Llywarch Hen, was a prince and poet of the Brythonic kingdom of Rheged, a ruling family in the Hen Ogledd or "Old North" of Britain. Along with Taliesin, Aneirin, and Myrddin, he is held to be one of the four great bards of early Welsh poetry. Whether he actually wrote the poems attributed to him is unknown, and most of what is known about his life is derived from early medieval poems which may or may not be historically accurate.
The Battle of Catraeth was fought around AD 600 between a force raised by the Gododdin, a Brythonic people of the Hen Ogledd or "Old North" of Britain, and the Angles of Bernicia and Deira. It was evidently an assault by the Gododdin party on the Angle stronghold of Catraeth, perhaps Catterick, North Yorkshire. The Gododdin force was said to have consisted of warriors from all over the Hen Ogledd, and even some from as far afield as Gwynedd in North Wales and Pictland. The battle was disastrous for the Britons, who were nearly all killed. The slain warriors were commemorated in the important early poem Y Gododdin, attributed to Aneirin.
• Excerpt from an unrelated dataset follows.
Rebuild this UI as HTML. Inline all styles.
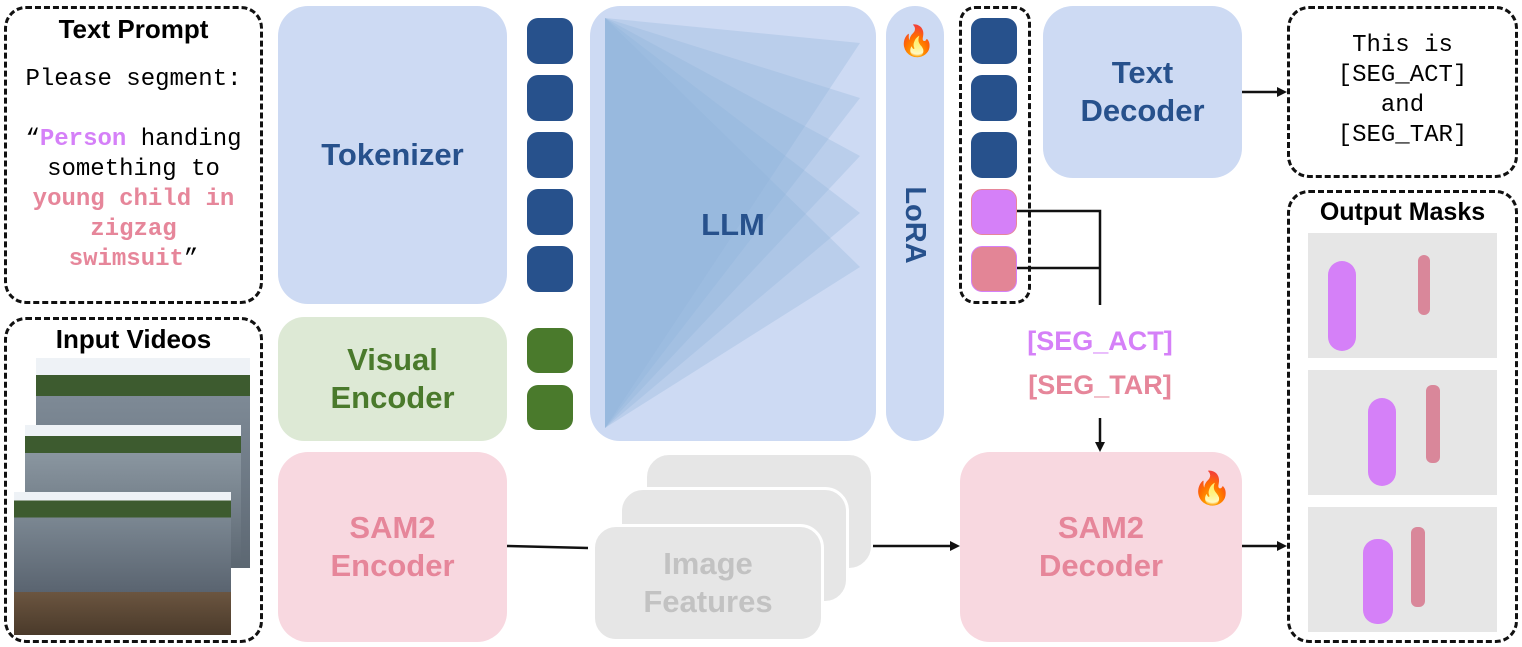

Lloegyr is the medieval Welsh name for a region of Britain (Prydain). The exact borders are unknown, but some modern scholars hypothesize it ran south and east of a line extending from the Humber Estuary to the Severn Estuary, exclusive of Cornwall and Devon. The people of Lloegyr were called Lloegyrwys without distinction of ethnicity, the term applying to both Britons and Anglo-Saxons.
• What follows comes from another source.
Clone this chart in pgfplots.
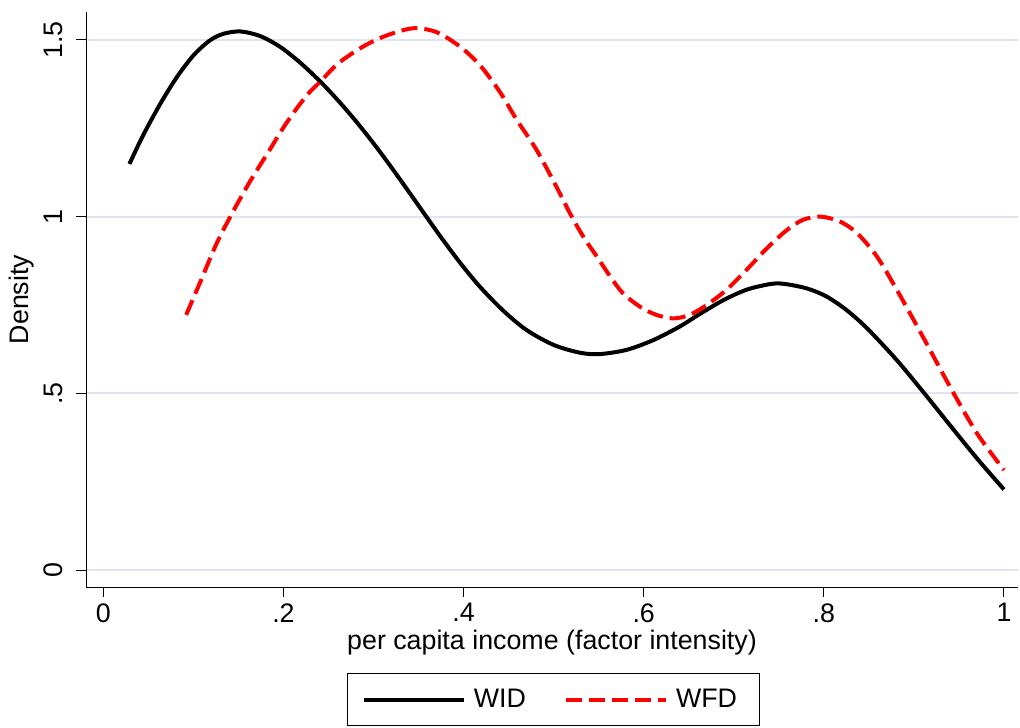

Mynyddog Mwynfawr was, according to Welsh tradition founded on the early Welsh language poem Y Gododdin, a Brittonic ruler of the kingdom of Gododdin in the Hen Ogledd.
Gweith Gwen Ystrat, is a late Old Welsh or Middle Welsh heroic poem found uniquely in the Book of Taliesin, where it forms part of the Canu Taliesin, a series of poems attributed to the 6th-century court poet of Rheged, Taliesin.
Aeron was a kingdom of the Brythonic-speaking Hen Ogledd, presumed to have been located in the region of the River Ayr in what is now southwestern Scotland. It existed during the post-Roman era, perhaps earlier, and disappeared before or during the 7th-century conquest of the region by the ascendant Kingdom of Northumbria.
Talhaearn Tad Awen, was, according to medieval Welsh sources, a celebrated British poet of the sub-Roman period. He ranks as one of the earliest, if not the earliest, named poets to have composed and performed in Welsh. The better known poets Aneirin and Taliesin, who may have been slightly younger contemporaries, also belong to this early generation, the first of those known to modern scholars as the Cynfeirdd. Whereas medieval Welsh manuscripts preserve verse composed by or otherwise ascribed to the latter two figures, no such work survives for Talhaearn and in fact, his former fame seems to have largely vanished by the later Middle Ages.
Eidyn was the region around modern Edinburgh in Britain's sub-Roman and early medieval periods, approximately the 5th–7th centuries. It centred on the stronghold of Din Eidyn, thought to have been at Castle Rock, now the site of Edinburgh Castle, and apparently included much of the area below the Firth of Forth. It was the most important district of the Brittonic kingdom of Gododdin, and a significant power in the Hen Ogledd, or Old North, the Brittonic-speaking area of what is now southern Scotland and northern England.